A woman signs the condolence book for Dutch AIDS expert Joep Lange and his assistant Jacqueline van Tongeren in the Academic Medical Centre (AMC) in Amsterdam. (Evert Elzinga/EPA)

Delegates at a global AIDS conference vowed Saturday to renew efforts to end the deadly disease in honor of the commitment of colleagues killed when a Malaysia Airlines plane was shot down over Ukraine.

The Malaysia Airlines Boeing 777 was en route from Amsterdam to Kuala Lumpur, Malaysia, on Thursday when it apparently was brought down by a surface-to-air missile in an area of eastern Ukraine where Russia-backed rebels have been fighting government forces.

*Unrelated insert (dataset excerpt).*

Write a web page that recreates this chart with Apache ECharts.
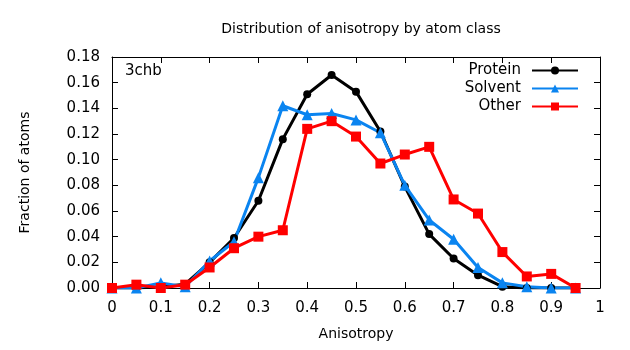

At least six people on the flight, including Joep Lange, a leader in the field of AIDS research, were heading to the AIDS 2014 Conference in Melbourne, according to the International AIDS Society (IAS), which organizes the event.

The number of conference delegates on the plane was much lower than earlier feared.

Lange’s partner, Jacqueline van Tongeren, who worked for the Amsterdam Institute for Global Health and Development, was also killed along, with two members of the AIDS Action Europe organization, a campaigner for Stop AIDS Now and Glenn Thomas, a spokesman for the World Health Organization.

“This is a moment of deep sadness for the world,” IAS President Françoise Barré-Sinoussi told reporters outside the convention center where the conference is to open Sunday.

“The extent of our loss is hard to comprehend and express. Our colleagues were traveling because of their dedication to bringing an end to AIDS. We will honor their commitment and keep them in our hearts as we begin our program on Sunday.”

Barré-Sinoussi, who won a Nobel Prize for her part in identifying the human immunodeficiency virus (HIV), said there would be a moment of silence during the opening ceremony to remember those who had died.

Tables had also been set up with condolence books for any of the 12,000 expected participants to sign.

Barré-Sinoussi said it was too early to say what effect the loss would have on AIDS research, but said colleagues should work together as a tribute to those who had died.

Inside the conference center, delegates who had traveled from around the world expressed their shock.

Karen Hawke, an Australian PhD student presenting a paper on HIV drug resistance, said she could not believe what had happened.

“It’s taken a lot of excitement out of coming here and hearing about the new research,” she said as she scoured the Internet for information on the identities of passengers on the Malaysian plane.

Clive Ingleby, a British global adviser for health and HIV at the Voluntary Services Overseas development organization, said he expected the conference to “somber and reflective.”

But he believed the deaths would rally the AIDS community.

“The AIDS movement is a resilient movement. Even though there’s deep shock and grief, people will pull together and want to come back stronger. We’ll come out of this with a renewed sense of purpose, if only to honor the people we’ve lost,” he said.